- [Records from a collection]

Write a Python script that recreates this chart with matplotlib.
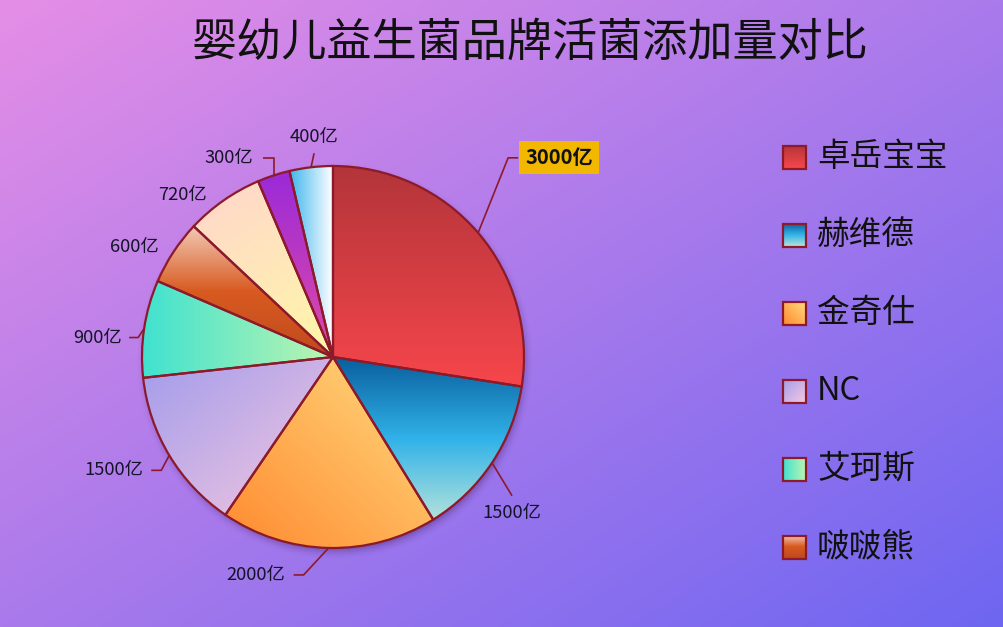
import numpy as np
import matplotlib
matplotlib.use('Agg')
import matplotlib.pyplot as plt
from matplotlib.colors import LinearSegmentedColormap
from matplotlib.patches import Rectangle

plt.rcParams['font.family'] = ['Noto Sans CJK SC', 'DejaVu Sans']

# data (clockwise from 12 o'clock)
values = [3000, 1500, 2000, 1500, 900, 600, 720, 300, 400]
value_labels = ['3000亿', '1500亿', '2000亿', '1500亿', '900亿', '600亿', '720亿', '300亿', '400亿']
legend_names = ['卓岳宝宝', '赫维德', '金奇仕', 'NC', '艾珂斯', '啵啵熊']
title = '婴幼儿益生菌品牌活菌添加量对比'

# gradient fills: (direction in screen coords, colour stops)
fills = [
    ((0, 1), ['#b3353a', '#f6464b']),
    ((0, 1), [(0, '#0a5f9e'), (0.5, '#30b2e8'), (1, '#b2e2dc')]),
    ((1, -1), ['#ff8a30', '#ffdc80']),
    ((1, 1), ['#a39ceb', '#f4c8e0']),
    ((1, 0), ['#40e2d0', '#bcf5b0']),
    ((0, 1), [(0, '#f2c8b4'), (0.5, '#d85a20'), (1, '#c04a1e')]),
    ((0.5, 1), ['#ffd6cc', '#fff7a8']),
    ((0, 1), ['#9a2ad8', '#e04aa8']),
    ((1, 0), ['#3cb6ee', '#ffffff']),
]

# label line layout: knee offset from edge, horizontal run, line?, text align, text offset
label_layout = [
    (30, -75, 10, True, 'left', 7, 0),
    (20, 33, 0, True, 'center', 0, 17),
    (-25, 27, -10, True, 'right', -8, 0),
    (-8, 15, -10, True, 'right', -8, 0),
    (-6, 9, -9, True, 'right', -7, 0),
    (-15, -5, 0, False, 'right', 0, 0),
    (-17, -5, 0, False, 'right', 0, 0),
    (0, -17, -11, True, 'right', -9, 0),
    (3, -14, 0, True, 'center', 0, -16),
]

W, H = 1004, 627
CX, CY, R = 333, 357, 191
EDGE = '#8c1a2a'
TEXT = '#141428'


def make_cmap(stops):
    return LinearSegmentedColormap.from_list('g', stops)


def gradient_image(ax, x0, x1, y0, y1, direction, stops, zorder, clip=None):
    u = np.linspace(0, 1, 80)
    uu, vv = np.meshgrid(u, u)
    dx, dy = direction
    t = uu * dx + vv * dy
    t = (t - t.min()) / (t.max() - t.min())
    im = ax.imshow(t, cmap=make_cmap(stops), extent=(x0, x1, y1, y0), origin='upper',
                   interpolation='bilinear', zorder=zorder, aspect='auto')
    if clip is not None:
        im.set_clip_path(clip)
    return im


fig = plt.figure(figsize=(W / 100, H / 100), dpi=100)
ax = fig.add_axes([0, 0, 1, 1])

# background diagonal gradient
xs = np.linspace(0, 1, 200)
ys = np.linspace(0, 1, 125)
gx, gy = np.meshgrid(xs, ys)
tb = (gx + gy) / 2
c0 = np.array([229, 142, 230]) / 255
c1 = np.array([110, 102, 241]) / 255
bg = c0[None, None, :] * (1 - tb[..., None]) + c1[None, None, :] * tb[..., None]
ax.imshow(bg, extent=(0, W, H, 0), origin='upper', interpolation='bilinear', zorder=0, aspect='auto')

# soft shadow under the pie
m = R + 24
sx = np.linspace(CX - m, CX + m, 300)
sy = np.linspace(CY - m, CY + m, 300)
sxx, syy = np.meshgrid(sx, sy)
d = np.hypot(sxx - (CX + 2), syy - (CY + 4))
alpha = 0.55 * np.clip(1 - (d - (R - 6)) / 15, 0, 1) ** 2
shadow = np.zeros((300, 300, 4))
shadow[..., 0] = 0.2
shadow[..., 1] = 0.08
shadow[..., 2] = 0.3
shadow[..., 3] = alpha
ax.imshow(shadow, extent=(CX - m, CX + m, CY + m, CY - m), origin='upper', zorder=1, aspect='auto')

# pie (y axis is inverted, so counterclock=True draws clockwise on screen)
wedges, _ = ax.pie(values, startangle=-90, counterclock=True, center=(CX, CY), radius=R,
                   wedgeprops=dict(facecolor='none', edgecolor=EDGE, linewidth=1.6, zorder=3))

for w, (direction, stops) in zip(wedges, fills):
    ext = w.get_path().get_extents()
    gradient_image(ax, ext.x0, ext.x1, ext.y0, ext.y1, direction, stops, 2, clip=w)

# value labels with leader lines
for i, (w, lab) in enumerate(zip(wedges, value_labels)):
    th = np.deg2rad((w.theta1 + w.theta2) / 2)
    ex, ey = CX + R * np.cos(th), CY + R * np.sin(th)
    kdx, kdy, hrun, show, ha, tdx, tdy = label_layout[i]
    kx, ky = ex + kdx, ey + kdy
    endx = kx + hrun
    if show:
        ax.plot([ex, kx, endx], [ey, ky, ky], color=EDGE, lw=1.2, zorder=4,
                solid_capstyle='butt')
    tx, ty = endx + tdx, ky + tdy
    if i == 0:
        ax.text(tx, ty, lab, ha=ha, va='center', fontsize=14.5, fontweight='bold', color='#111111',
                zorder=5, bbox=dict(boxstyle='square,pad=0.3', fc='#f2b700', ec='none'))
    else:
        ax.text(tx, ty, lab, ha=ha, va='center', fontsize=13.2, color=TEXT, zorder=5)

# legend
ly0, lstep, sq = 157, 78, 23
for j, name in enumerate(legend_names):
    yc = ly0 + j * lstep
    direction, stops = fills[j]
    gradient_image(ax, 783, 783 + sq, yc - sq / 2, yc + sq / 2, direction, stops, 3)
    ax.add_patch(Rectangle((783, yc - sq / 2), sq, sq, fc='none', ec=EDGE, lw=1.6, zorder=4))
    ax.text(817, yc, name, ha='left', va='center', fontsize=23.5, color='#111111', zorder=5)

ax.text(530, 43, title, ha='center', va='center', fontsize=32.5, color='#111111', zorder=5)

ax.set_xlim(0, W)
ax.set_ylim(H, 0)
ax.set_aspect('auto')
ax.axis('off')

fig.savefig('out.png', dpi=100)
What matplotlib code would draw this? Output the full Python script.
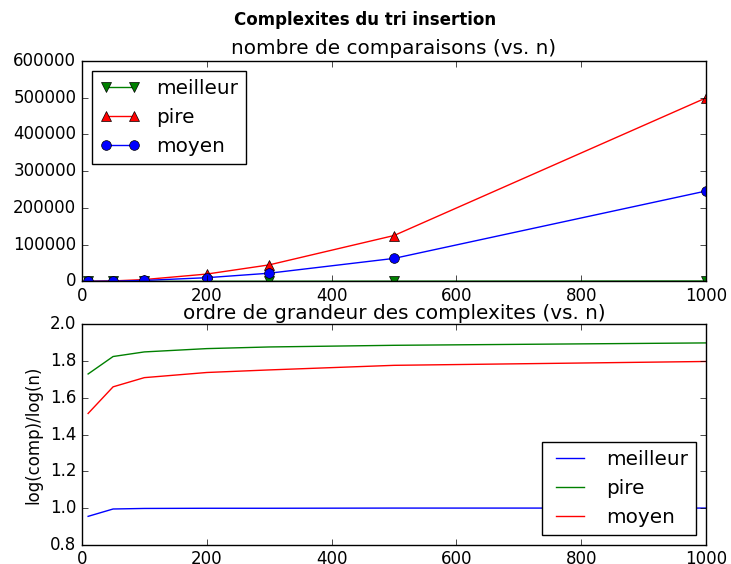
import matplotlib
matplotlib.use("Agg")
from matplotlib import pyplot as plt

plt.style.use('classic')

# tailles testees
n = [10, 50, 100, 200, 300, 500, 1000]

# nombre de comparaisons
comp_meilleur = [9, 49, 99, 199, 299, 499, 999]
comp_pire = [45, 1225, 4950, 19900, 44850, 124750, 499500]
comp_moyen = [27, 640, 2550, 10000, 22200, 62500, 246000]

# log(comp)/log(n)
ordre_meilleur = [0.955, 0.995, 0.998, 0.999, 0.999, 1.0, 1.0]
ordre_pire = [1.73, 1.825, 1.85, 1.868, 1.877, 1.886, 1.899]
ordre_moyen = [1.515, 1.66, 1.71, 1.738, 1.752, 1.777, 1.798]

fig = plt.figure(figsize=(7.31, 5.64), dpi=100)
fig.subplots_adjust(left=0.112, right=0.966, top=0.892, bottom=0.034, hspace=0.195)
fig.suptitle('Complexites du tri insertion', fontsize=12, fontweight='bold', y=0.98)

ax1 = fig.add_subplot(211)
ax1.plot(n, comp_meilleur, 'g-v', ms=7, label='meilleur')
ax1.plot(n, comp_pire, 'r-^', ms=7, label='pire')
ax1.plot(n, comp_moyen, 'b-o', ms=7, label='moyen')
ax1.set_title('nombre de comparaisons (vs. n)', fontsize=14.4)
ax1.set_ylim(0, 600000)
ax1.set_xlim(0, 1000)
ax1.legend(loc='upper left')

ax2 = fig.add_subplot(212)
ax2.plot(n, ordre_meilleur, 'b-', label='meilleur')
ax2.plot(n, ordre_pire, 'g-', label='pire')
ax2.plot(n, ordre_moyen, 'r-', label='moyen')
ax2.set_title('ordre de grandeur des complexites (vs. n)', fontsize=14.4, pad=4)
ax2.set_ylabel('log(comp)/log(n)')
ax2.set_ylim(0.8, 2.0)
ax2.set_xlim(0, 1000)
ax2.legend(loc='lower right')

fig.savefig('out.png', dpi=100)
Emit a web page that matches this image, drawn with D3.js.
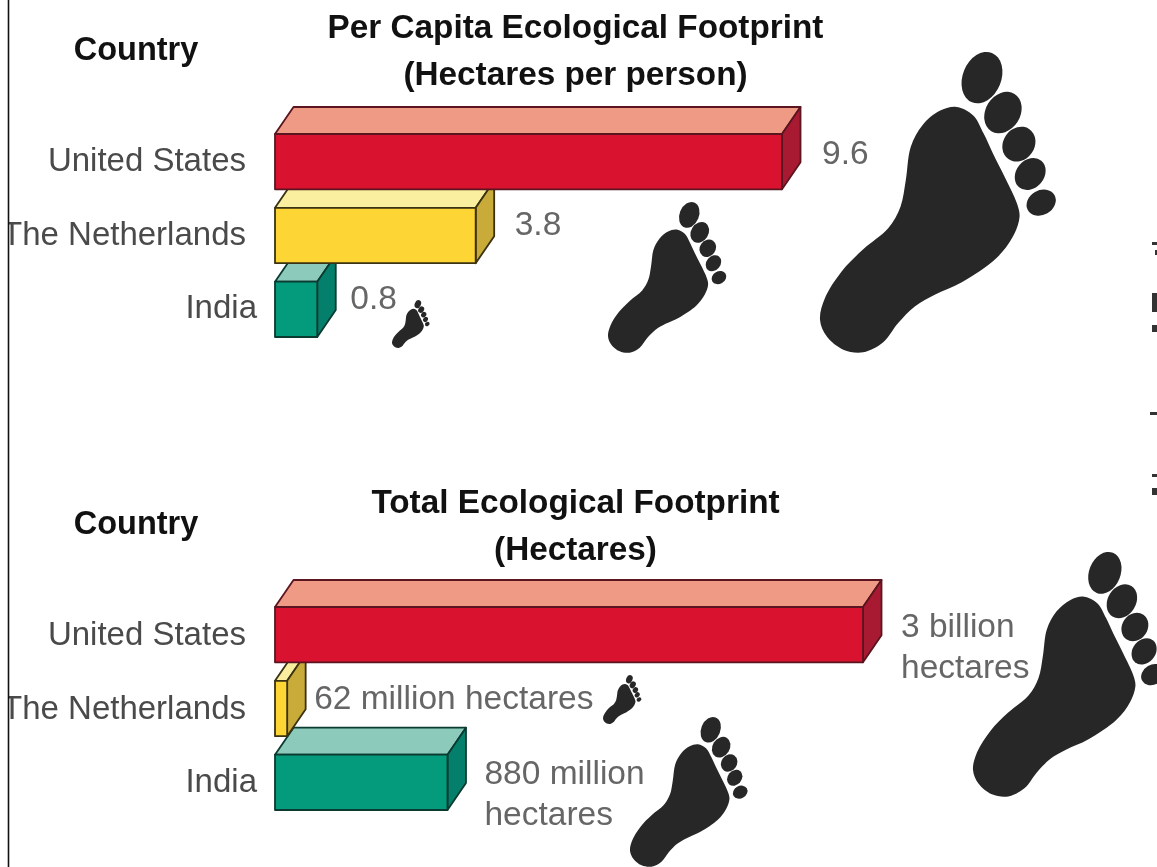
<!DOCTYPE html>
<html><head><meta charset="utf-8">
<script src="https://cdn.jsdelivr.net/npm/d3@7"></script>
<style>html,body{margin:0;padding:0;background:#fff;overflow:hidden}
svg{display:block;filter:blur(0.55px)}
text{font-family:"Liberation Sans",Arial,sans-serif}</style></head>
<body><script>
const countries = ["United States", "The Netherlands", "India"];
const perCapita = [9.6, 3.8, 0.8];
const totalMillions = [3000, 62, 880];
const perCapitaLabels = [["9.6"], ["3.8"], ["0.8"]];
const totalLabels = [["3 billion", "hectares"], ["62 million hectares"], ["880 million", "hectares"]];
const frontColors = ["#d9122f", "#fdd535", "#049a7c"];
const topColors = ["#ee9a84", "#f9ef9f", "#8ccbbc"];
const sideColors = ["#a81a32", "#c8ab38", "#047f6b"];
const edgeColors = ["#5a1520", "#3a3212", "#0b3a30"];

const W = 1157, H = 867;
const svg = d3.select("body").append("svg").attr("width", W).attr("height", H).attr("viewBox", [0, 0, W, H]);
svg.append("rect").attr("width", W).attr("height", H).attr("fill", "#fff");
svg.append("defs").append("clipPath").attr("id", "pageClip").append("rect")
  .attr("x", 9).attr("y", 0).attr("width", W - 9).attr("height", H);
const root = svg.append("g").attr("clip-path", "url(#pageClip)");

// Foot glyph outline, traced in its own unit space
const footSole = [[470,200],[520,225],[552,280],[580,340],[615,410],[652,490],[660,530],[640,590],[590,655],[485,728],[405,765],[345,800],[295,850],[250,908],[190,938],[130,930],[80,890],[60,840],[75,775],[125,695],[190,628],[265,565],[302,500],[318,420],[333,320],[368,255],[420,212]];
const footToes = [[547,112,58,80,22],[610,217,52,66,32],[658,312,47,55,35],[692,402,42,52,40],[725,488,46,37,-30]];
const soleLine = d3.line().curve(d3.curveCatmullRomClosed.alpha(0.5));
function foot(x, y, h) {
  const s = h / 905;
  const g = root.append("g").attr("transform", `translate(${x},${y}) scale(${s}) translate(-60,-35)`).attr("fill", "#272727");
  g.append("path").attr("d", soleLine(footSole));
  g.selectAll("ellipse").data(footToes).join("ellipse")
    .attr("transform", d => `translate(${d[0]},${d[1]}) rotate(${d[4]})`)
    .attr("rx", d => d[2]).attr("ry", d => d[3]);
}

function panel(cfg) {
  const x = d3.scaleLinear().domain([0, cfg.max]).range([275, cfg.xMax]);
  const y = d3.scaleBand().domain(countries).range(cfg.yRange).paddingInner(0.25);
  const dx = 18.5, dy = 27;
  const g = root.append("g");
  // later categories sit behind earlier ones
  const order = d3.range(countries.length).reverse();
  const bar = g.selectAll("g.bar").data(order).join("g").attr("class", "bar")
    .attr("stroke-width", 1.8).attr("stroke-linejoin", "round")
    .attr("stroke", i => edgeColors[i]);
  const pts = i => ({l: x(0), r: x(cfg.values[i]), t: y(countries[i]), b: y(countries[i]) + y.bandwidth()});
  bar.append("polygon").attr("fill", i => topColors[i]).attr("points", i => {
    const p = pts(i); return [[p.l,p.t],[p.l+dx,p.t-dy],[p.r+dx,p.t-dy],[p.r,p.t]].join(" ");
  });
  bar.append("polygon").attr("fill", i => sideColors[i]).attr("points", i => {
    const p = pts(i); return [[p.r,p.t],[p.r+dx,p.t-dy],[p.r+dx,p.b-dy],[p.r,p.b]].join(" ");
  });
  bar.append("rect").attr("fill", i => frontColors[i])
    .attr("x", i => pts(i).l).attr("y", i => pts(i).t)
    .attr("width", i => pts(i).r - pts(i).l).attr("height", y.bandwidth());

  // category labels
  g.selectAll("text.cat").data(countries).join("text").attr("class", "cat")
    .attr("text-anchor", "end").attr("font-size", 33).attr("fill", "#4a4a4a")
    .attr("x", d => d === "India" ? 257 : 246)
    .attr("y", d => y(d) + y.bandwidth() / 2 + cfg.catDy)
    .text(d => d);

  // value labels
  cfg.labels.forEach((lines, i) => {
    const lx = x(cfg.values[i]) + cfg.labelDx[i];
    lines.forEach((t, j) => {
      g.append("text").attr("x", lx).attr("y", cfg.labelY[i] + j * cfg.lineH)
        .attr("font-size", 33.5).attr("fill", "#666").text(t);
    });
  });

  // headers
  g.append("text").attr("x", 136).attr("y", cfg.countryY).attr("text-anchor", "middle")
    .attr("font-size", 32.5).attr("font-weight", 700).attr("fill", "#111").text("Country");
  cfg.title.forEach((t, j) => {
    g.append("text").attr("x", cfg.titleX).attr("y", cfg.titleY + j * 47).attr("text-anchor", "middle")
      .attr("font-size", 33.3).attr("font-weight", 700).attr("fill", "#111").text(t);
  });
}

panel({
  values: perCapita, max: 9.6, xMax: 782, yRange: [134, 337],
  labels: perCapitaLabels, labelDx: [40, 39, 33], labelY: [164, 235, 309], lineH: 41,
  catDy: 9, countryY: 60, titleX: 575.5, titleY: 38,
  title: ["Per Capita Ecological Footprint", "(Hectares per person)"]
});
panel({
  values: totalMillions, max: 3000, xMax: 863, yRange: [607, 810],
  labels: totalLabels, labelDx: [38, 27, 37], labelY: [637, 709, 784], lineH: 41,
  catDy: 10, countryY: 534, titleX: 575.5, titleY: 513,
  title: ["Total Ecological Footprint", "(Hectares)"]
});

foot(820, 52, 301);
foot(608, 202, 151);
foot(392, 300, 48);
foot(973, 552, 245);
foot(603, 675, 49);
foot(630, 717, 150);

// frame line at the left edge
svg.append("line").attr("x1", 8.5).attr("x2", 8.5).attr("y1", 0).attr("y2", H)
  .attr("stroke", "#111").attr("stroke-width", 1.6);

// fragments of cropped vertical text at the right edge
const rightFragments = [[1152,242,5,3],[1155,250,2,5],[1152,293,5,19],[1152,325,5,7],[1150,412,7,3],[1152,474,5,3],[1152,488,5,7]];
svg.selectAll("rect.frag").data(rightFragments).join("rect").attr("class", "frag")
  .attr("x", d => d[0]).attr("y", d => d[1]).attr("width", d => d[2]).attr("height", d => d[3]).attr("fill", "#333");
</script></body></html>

- [SET TASK]
Look through the entries above. Extract each line with the word "Python".

- [EXERCISE SOLUTION]
Write a Python script that recreates this chart with matplotlib.
What matplotlib code would draw this? Output the full Python script.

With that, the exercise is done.